Transcribe every line exactly. Leave the pictures behind.

>> Start

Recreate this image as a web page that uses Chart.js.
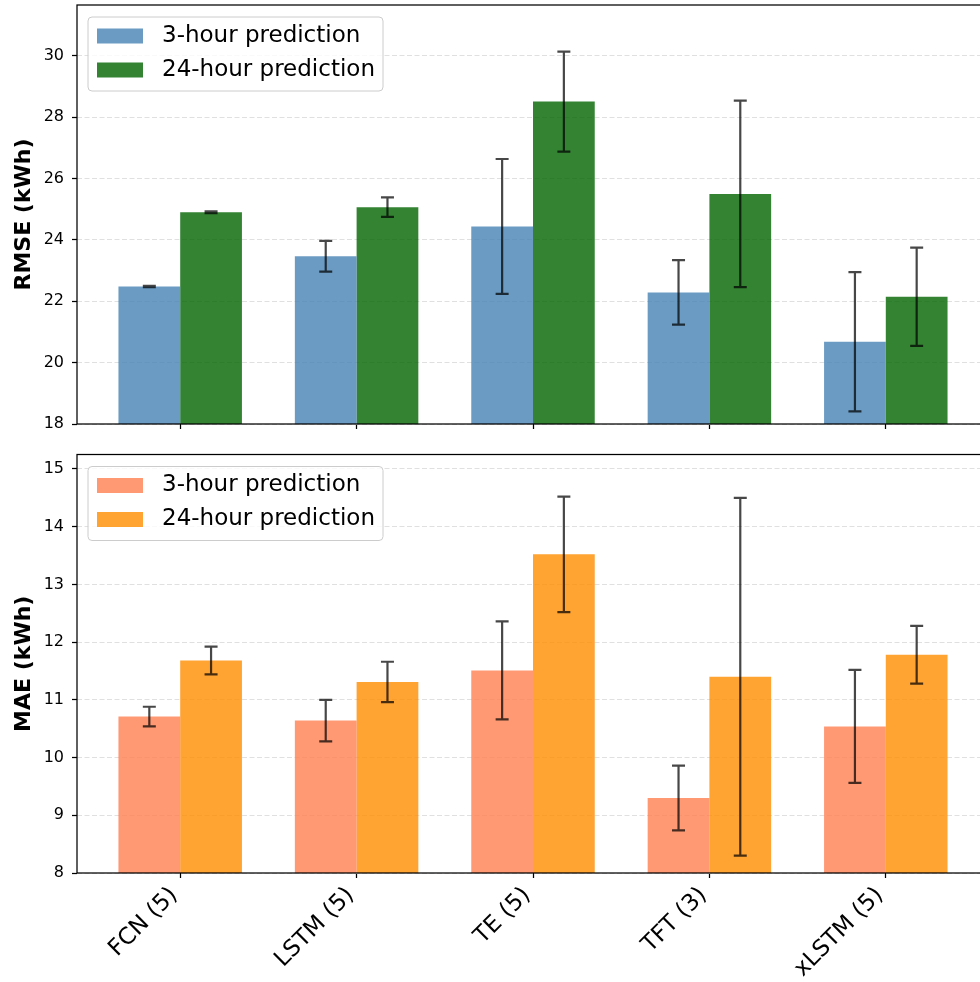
<!DOCTYPE html>
<html>
<head>
<meta charset="utf-8">
<script src="https://cdn.jsdelivr.net/npm/chart.js@4.4.0/dist/chart.umd.min.js"></script>
<style>
html, body { margin: 0; padding: 0; background: #fff; overflow: hidden; }
#wrap { position: relative; width: 1000px; height: 982px; }
canvas { position: absolute; left: 0; }
#rmseChart { top: 0; }
#maeChart { top: 440px; }
</style>
</head>
<body>
<div id="wrap">
<canvas id="rmseChart" width="1000" height="440"></canvas>
<canvas id="maeChart" width="1000" height="542"></canvas>
</div>
<script>
// values
var categories = ['FCN (5)', 'LSTM (5)', 'TE (5)', 'TFT (3)', 'xLSTM (5)'];

var rmse3h = [22.48, 23.47, 24.44, 22.29, 20.68];
var rmse3hErr = [0.02, 0.50, 2.20, 1.05, 2.27];
var rmse24h = [24.90, 25.07, 28.51, 25.50, 22.15];
var rmse24hErr = [0.03, 0.32, 1.63, 3.04, 1.60];

var mae3h = [10.71, 10.64, 11.51, 9.30, 10.54];
var mae3hErr = [0.17, 0.36, 0.85, 0.56, 0.98];
var mae24h = [11.68, 11.31, 13.52, 11.40, 11.78];
var mae24hErr = [0.24, 0.35, 1.00, 3.10, 0.50];

var rmseTicks = [18, 20, 22, 24, 26, 28, 30];
var maeTicks = [8, 9, 10, 11, 12, 13, 14, 15];

Chart.defaults.font.family = "'DejaVu Sans', sans-serif";
Chart.defaults.color = '#000';

function toPoints(vals) {
    return vals.map(function (v, i) { return { x: i, y: v }; });
}

// draws the error bars from each dataset's errors array
var errorBars = {
    id: 'errorBars',
    afterDatasetsDraw: function (chart) {
        var ctx = chart.ctx, yScale = chart.scales.y;
        chart.data.datasets.forEach(function (ds, d) {
            var meta = chart.getDatasetMeta(d);
            meta.data.forEach(function (bar, i) {
                var v = ds.data[i].y, e = ds.errors[i];
                var top = yScale.getPixelForValue(v + e);
                var bot = yScale.getPixelForValue(v - e);
                ctx.save();
                ctx.strokeStyle = 'rgba(0,0,0,0.72)';
                ctx.lineWidth = 2.2;
                ctx.beginPath();
                ctx.moveTo(bar.x, top); ctx.lineTo(bar.x, bot);
                ctx.moveTo(bar.x - 6.5, top); ctx.lineTo(bar.x + 6.5, top);
                ctx.moveTo(bar.x - 6.5, bot); ctx.lineTo(bar.x + 6.5, bot);
                ctx.stroke();
                ctx.restore();
            });
        });
    }
};

// axes frame + legend box in the upper left corner
var frameAndLegend = {
    id: 'frameAndLegend',
    afterDraw: function (chart) {
        var ctx = chart.ctx, a = chart.chartArea;
        ctx.save();
        ctx.strokeStyle = '#000';
        ctx.lineWidth = 1.25;
        ctx.strokeRect(a.left, a.top, a.right - a.left, a.bottom - a.top);

        var x = a.left + 11, y = a.top + 12, w = 295, h = 74, r = 4;
        ctx.beginPath();
        ctx.moveTo(x + r, y);
        ctx.arcTo(x + w, y, x + w, y + h, r);
        ctx.arcTo(x + w, y + h, x, y + h, r);
        ctx.arcTo(x, y + h, x, y, r);
        ctx.arcTo(x, y, x + w, y, r);
        ctx.closePath();
        ctx.fillStyle = 'rgba(255,255,255,0.8)';
        ctx.fill();
        ctx.strokeStyle = '#cccccc';
        ctx.lineWidth = 1;
        ctx.stroke();

        ctx.font = "23px 'DejaVu Sans'";
        ctx.textBaseline = 'middle';
        chart.data.datasets.forEach(function (ds, i) {
            var cy = y + 19 + i * 34;
            ctx.fillStyle = ds.backgroundColor;
            ctx.fillRect(x + 9, cy - 7.5, 46, 15);
            ctx.fillStyle = '#000';
            ctx.fillText(ds.label, x + 74, cy);
        });
        ctx.restore();
    }
};

function makePanel(id, p) {
    return new Chart(document.getElementById(id), {
        type: 'bar',
        data: {
            datasets: [{
                label: '3-hour prediction',
                data: toPoints(p.short),
                errors: p.shortErr,
                backgroundColor: p.colors[0],
                categoryPercentage: 0.7,
                barPercentage: 1.0
            }, {
                label: '24-hour prediction',
                data: toPoints(p.long),
                errors: p.longErr,
                backgroundColor: p.colors[1],
                categoryPercentage: 0.7,
                barPercentage: 1.0
            }]
        },
        options: {
            responsive: false,
            animation: false,
            layout: { padding: { top: p.padTop, right: 11, left: 0, bottom: 0 } },
            plugins: { legend: { display: false }, tooltip: { enabled: false } },
            scales: {
                x: {
                    type: 'linear',
                    min: -0.585,
                    max: 4.585,
                    offset: false,
                    afterBuildTicks: function (s) {
                        s.ticks = categories.map(function (c, i) { return { value: i }; });
                    },
                    afterFit: function (s) {
                        s.height = p.xHeight;
                        s.paddingLeft = 0; s.paddingRight = 0;
                    },
                    ticks: {
                        display: p.showLabels,
                        autoSkip: false,
                        callback: function (v, i) { return categories[i]; },
                        font: { size: 23 },
                        color: '#000',
                        maxRotation: 45,
                        minRotation: 45,
                        labelOffset: -6,
                        padding: 4
                    },
                    grid: {
                        drawOnChartArea: false,
                        offset: false,
                        tickLength: 5,
                        tickColor: '#000',
                        tickWidth: 1.25
                    },
                    border: { display: false }
                },
                y: {
                    min: p.yMin,
                    max: p.yMax,
                    afterBuildTicks: function (s) {
                        s.ticks = p.ticks.map(function (v) { return { value: v }; });
                    },
                    afterFit: function (s) {
                        s.width = 77;
                        s.paddingTop = 0; s.paddingBottom = 0;
                    },
                    ticks: { font: { size: 16 }, color: '#000', padding: 8 },
                    grid: {
                        color: '#e0e0e0',
                        lineWidth: 1,
                        tickLength: 5,
                        tickColor: '#000',
                        tickWidth: 1.25,
                        tickBorderDash: []
                    },
                    border: { display: false, dash: [5, 2.5] },
                    title: {
                        display: true,
                        text: p.title,
                        font: { size: 22, weight: 'bold' },
                        color: '#000',
                        padding: { top: 11, bottom: 0 }
                    }
                }
            }
        },
        plugins: [errorBars, frameAndLegend]
    });
}

makePanel('rmseChart', {
    short: rmse3h, shortErr: rmse3hErr,
    long: rmse24h, longErr: rmse24hErr,
    colors: ['rgba(70,130,180,0.8)', 'rgba(0,100,0,0.8)'],
    yMin: 18, yMax: 31.66, ticks: rmseTicks,
    title: 'RMSE (kWh)',
    padTop: 5, xHeight: 16, showLabels: false
});

makePanel('maeChart', {
    short: mae3h, shortErr: mae3hErr,
    long: mae24h, longErr: mae24hErr,
    colors: ['rgba(255,127,80,0.8)', 'rgba(255,140,0,0.8)'],
    yMin: 8, yMax: 15.25, ticks: maeTicks,
    title: 'MAE (kWh)',
    padTop: 14.5, xHeight: 109, showLabels: true
});
</script>
</body>
</html>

>> End

** FULL RESPONSE **
Recreate this image as a web page that uses Chart.js.
<!DOCTYPE html>
<html>
<head>
<meta charset="utf-8">
<script src="https://cdn.jsdelivr.net/npm/chart.js@4.4.0/dist/chart.umd.min.js"></script>
<style>
html, body { margin: 0; padding: 0; background: #fff; overflow: hidden; }
#wrap { position: relative; width: 1000px; height: 982px; }
canvas { position: absolute; left: 0; }
#rmseChart { top: 0; }
#maeChart { top: 440px; }
</style>
</head>
<body>
<div id="wrap">
<canvas id="rmseChart" width="1000" height="440"></canvas>
<canvas id="maeChart" width="1000" height="542"></canvas>
</div>
<script>
// values
var categories = ['FCN (5)', 'LSTM (5)', 'TE (5)', 'TFT (3)', 'xLSTM (5)'];

var rmse3h = [22.48, 23.47, 24.44, 22.29, 20.68];
var rmse3hErr = [0.02, 0.50, 2.20, 1.05, 2.27];
var rmse24h = [24.90, 25.07, 28.51, 25.50, 22.15];
var rmse24hErr = [0.03, 0.32, 1.63, 3.04, 1.60];

var mae3h = [10.71, 10.64, 11.51, 9.30, 10.54];
var mae3hErr = [0.17, 0.36, 0.85, 0.56, 0.98];
var mae24h = [11.68, 11.31, 13.52, 11.40, 11.78];
var mae24hErr = [0.24, 0.35, 1.00, 3.10, 0.50];

var rmseTicks = [18, 20, 22, 24, 26, 28, 30];
var maeTicks = [8, 9, 10, 11, 12, 13, 14, 15];

Chart.defaults.font.family = "'DejaVu Sans', sans-serif";
Chart.defaults.color = '#000';

function toPoints(vals) {
    return vals.map(function (v, i) { return { x: i, y: v }; });
}

// draws the error bars from each dataset's errors array
var errorBars = {
    id: 'errorBars',
    afterDatasetsDraw: function (chart) {
        var ctx = chart.ctx, yScale = chart.scales.y;
        chart.data.datasets.forEach(function (ds, d) {
            var meta = chart.getDatasetMeta(d);
            meta.data.forEach(function (bar, i) {
                var v = ds.data[i].y, e = ds.errors[i];
                var top = yScale.getPixelForValue(v + e);
                var bot = yScale.getPixelForValue(v - e);
                ctx.save();
                ctx.strokeStyle = 'rgba(0,0,0,0.72)';
                ctx.lineWidth = 2.2;
                ctx.beginPath();
                ctx.moveTo(bar.x, top); ctx.lineTo(bar.x, bot);
                ctx.moveTo(bar.x - 6.5, top); ctx.lineTo(bar.x + 6.5, top);
                ctx.moveTo(bar.x - 6.5, bot); ctx.lineTo(bar.x + 6.5, bot);
                ctx.stroke();
                ctx.restore();
            });
        });
    }
};

// axes frame + legend box in the upper left corner
var frameAndLegend = {
    id: 'frameAndLegend',
    afterDraw: function (chart) {
        var ctx = chart.ctx, a = chart.chartArea;
        ctx.save();
        ctx.strokeStyle = '#000';
        ctx.lineWidth = 1.25;
        ctx.strokeRect(a.left, a.top, a.right - a.left, a.bottom - a.top);

        var x = a.left + 11, y = a.top + 12, w = 295, h = 74, r = 4;
        ctx.beginPath();
        ctx.moveTo(x + r, y);
        ctx.arcTo(x + w, y, x + w, y + h, r);
        ctx.arcTo(x + w, y + h, x, y + h, r);
        ctx.arcTo(x, y + h, x, y, r);
        ctx.arcTo(x, y, x + w, y, r);
        ctx.closePath();
        ctx.fillStyle = 'rgba(255,255,255,0.8)';
        ctx.fill();
        ctx.strokeStyle = '#cccccc';
        ctx.lineWidth = 1;
        ctx.stroke();

        ctx.font = "23px 'DejaVu Sans'";
        ctx.textBaseline = 'middle';
        chart.data.datasets.forEach(function (ds, i) {
            var cy = y + 19 + i * 34;
            ctx.fillStyle = ds.backgroundColor;
            ctx.fillRect(x + 9, cy - 7.5, 46, 15);
            ctx.fillStyle = '#000';
            ctx.fillText(ds.label, x + 74, cy);
        });
        ctx.restore();
    }
};

function makePanel(id, p) {
    return new Chart(document.getElementById(id), {
        type: 'bar',
        data: {
            datasets: [{
                label: '3-hour prediction',
                data: toPoints(p.short),
                errors: p.shortErr,
                backgroundColor: p.colors[0],
                categoryPercentage: 0.7,
                barPercentage: 1.0
            }, {
                label: '24-hour prediction',
                data: toPoints(p.long),
                errors: p.longErr,
                backgroundColor: p.colors[1],
                categoryPercentage: 0.7,
                barPercentage: 1.0
            }]
        },
        options: {
            responsive: false,
            animation: false,
            layout: { padding: { top: p.padTop, right: 11, left: 0, bottom: 0 } },
            plugins: { legend: { display: false }, tooltip: { enabled: false } },
            scales: {
                x: {
                    type: 'linear',
                    min: -0.585,
                    max: 4.585,
                    offset: false,
                    afterBuildTicks: function (s) {
                        s.ticks = categories.map(function (c, i) { return { value: i }; });
                    },
                    afterFit: function (s) {
                        s.height = p.xHeight;
                        s.paddingLeft = 0; s.paddingRight = 0;
                    },
                    ticks: {
                        display: p.showLabels,
                        autoSkip: false,
                        callback: function (v, i) { return categories[i]; },
                        font: { size: 23 },
                        color: '#000',
                        maxRotation: 45,
                        minRotation: 45,
                        labelOffset: -6,
                        padding: 4
                    },
                    grid: {
                        drawOnChartArea: false,
                        offset: false,
                        tickLength: 5,
                        tickColor: '#000',
                        tickWidth: 1.25
                    },
                    border: { display: false }
                },
                y: {
                    min: p.yMin,
                    max: p.yMax,
                    afterBuildTicks: function (s) {
                        s.ticks = p.ticks.map(function (v) { return { value: v }; });
                    },
                    afterFit: function (s) {
                        s.width = 77;
                        s.paddingTop = 0; s.paddingBottom = 0;
                    },
                    ticks: { font: { size: 16 }, color: '#000', padding: 8 },
                    grid: {
                        color: '#e0e0e0',
                        lineWidth: 1,
                        tickLength: 5,
                        tickColor: '#000',
                        tickWidth: 1.25,
                        tickBorderDash: []
                    },
                    border: { display: false, dash: [5, 2.5] },
                    title: {
                        display: true,
                        text: p.title,
                        font: { size: 22, weight: 'bold' },
                        color: '#000',
                        padding: { top: 11, bottom: 0 }
                    }
                }
            }
        },
        plugins: [errorBars, frameAndLegend]
    });
}

makePanel('rmseChart', {
    short: rmse3h, shortErr: rmse3hErr,
    long: rmse24h, longErr: rmse24hErr,
    colors: ['rgba(70,130,180,0.8)', 'rgba(0,100,0,0.8)'],
    yMin: 18, yMax: 31.66, ticks: rmseTicks,
    title: 'RMSE (kWh)',
    padTop: 5, xHeight: 16, showLabels: false
});

makePanel('maeChart', {
    short: mae3h, shortErr: mae3hErr,
    long: mae24h, longErr: mae24hErr,
    colors: ['rgba(255,127,80,0.8)', 'rgba(255,140,0,0.8)'],
    yMin: 8, yMax: 15.25, ticks: maeTicks,
    title: 'MAE (kWh)',
    padTop: 14.5, xHeight: 109, showLabels: true
});
</script>
</body>
</html>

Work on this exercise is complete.